European telecom equipment makers Ericsson and Nokia say they expect India to play an important role in the development of 6G technology standards.
Ericsson CTO Erik Ekudden said that the vendor wants to support India – along with different regions – to contribute towards 6G standardisation.
“India is already playing an important role in 5G and also understands the standardisation side. My indications are that India intends to continue to play an important role going into 6G,” Ekudden was quoted as saying by the Economic Times.
Meanwhile, Nokia’s chief technology and strategy officer Nishant Batra said India has already become the third largest country for engagement in 6G standardisation. Batra added that Nokia is hiring top talents in its Bengaluru office with competence in 6G standardisation.
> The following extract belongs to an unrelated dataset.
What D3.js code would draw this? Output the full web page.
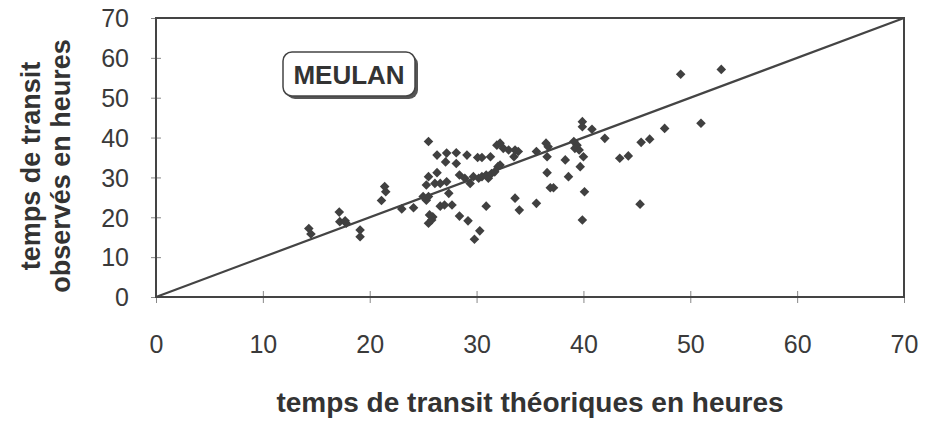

India already working on 6G
The Indian government has already started work on 6G standardisation to ensure that India-specific requirements are included in the global 6G standard. In 2021, the Department of Telecommunications (DoT) set up a Technology Innovation Group on 6G (TIG-6G) with members from various ministries and departments, R&D institutions, telecom service providers and industry to develop a vision, mission and goals for 6G.
TIG-6G is also working on developing a roadmap and action plans for 6G in India. As per reports, India is contributing to the International Telecommunications Union (ITU) in its 6G visioning exercise.
Notably, India’s collaborative 6G work follows the failure of its local 5G radio interface standard, 5Gi, developed by Telecom Standards Development Society India (TSDSI) for both local and overseas telcos and vendors. However, the standard was ultimately merged with the 3GPP’s 5G standard.
Get rid of 2G, Ericsson says
Ericsson’s Ekudden also said that Indian telecom operators need to explore ways to shut down their 2G networks to reduce expenditure. Around 300 million consumers still use 2G in India.
“Moving from 4G to 5G will reduce energy consumption. We’ve talked about how we can break the energy curve, how we can lower the total energy consumption despite the fact that the traffic will grow by a factor of four over the coming five years,” he told the publication.
“So being on the latest technology is always the right choice. And then as much as possible, get rid of the previous technology.”